* **Challenge**: Include the line containing "Sans Narrow, Arial" and all lines before it, repeated exactly from the listing below, without pictures.

* **Provided material**:
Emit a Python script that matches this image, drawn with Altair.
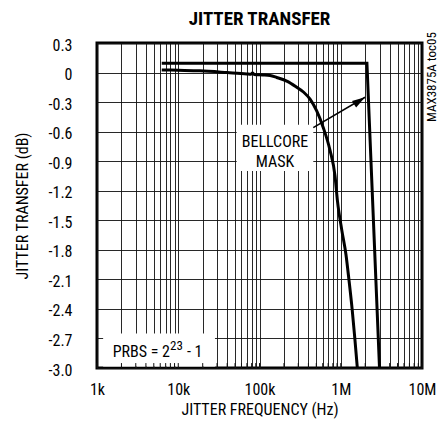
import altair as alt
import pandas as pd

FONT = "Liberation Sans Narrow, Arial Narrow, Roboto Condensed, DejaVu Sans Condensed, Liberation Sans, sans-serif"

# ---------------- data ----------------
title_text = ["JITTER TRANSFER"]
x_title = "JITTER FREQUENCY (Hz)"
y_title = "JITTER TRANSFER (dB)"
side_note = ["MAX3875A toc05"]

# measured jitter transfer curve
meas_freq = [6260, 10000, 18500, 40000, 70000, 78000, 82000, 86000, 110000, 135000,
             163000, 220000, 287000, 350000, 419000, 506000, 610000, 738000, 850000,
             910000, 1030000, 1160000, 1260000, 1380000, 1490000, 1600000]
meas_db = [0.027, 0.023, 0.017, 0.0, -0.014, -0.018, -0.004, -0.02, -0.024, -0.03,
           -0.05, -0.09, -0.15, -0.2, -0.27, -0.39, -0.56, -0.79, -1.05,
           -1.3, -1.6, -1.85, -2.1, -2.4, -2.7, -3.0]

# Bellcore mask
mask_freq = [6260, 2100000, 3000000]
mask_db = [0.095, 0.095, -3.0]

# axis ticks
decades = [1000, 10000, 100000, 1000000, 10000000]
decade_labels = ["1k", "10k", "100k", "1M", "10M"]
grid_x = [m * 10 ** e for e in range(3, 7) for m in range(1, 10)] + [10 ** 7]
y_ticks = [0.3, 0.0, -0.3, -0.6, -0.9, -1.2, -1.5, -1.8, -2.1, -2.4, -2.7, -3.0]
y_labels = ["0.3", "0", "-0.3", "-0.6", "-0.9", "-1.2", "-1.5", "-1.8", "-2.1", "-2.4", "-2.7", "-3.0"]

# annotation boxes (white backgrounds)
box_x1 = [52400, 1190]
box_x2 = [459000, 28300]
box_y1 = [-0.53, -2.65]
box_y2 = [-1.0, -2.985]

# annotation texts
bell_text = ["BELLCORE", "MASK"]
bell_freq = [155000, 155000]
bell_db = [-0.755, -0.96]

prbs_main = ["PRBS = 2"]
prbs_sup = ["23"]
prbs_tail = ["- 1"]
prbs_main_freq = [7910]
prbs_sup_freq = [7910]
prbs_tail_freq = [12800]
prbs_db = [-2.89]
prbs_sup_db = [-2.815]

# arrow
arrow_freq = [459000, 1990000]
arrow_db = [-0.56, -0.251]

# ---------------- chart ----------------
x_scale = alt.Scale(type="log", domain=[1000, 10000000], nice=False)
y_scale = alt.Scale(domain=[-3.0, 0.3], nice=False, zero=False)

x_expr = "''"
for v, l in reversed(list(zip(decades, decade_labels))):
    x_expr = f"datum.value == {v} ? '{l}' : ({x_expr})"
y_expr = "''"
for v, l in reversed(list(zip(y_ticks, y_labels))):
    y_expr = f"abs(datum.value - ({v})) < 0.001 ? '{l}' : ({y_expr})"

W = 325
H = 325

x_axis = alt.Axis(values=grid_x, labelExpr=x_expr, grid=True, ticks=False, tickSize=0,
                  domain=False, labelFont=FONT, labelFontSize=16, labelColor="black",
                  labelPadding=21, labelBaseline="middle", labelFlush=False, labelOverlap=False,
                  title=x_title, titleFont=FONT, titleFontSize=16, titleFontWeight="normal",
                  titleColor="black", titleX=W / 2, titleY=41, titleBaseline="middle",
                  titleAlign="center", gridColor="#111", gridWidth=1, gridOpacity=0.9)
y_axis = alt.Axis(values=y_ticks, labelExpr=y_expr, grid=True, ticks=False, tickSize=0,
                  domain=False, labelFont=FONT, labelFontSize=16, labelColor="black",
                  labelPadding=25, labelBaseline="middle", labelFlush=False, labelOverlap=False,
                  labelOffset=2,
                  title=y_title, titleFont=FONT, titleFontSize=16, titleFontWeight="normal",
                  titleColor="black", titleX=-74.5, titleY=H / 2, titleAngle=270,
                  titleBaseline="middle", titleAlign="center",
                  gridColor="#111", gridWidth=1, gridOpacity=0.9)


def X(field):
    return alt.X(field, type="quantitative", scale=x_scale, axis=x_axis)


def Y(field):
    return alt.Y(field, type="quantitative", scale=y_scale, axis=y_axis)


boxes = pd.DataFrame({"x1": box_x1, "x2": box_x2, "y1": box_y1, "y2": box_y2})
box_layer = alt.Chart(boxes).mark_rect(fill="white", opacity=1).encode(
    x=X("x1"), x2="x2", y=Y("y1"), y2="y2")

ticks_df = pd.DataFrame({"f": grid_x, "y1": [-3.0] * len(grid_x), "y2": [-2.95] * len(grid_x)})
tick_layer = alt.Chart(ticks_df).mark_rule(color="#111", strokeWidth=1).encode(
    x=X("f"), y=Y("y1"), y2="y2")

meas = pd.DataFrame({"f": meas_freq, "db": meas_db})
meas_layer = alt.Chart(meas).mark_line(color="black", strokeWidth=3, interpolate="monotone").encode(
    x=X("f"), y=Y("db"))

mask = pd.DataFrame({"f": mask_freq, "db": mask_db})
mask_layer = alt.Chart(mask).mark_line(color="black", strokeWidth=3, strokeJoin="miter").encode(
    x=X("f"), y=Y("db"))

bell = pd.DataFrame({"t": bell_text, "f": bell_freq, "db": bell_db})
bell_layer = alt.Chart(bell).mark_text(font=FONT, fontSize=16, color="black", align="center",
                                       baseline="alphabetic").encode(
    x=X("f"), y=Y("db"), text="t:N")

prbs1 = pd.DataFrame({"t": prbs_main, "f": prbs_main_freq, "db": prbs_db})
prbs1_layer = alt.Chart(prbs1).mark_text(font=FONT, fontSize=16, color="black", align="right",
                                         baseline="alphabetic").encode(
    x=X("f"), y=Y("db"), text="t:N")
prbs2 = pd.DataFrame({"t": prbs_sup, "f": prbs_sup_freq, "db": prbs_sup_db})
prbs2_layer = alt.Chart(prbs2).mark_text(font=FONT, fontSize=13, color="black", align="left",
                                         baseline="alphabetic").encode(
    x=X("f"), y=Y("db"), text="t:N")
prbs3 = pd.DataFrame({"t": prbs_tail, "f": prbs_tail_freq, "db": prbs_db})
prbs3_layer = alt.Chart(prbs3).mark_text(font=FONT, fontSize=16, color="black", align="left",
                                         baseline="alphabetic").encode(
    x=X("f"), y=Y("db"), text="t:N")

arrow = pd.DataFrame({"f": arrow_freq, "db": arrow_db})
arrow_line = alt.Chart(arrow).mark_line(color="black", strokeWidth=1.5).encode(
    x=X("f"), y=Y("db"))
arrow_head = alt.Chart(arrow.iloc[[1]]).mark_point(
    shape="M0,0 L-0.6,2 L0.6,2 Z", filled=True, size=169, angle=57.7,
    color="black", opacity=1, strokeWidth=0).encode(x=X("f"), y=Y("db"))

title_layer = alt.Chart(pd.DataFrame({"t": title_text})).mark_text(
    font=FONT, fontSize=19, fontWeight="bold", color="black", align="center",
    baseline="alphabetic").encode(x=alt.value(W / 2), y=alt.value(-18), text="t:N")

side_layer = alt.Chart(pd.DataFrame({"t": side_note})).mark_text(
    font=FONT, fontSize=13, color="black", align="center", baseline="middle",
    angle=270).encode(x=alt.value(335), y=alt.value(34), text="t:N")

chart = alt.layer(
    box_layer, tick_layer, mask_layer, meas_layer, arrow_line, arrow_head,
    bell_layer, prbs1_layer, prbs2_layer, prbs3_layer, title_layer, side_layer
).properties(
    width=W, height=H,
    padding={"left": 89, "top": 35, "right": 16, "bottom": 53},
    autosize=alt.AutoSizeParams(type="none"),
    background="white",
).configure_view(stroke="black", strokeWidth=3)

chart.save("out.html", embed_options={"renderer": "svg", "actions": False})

* **Exercise output**:
Emit a Python script that matches this image, drawn with Altair.
import altair as alt
import pandas as pd

FONT = "Liberation Sans Narrow, Arial Narrow, Roboto Condensed, DejaVu Sans Condensed, Liberation Sans, sans-serif"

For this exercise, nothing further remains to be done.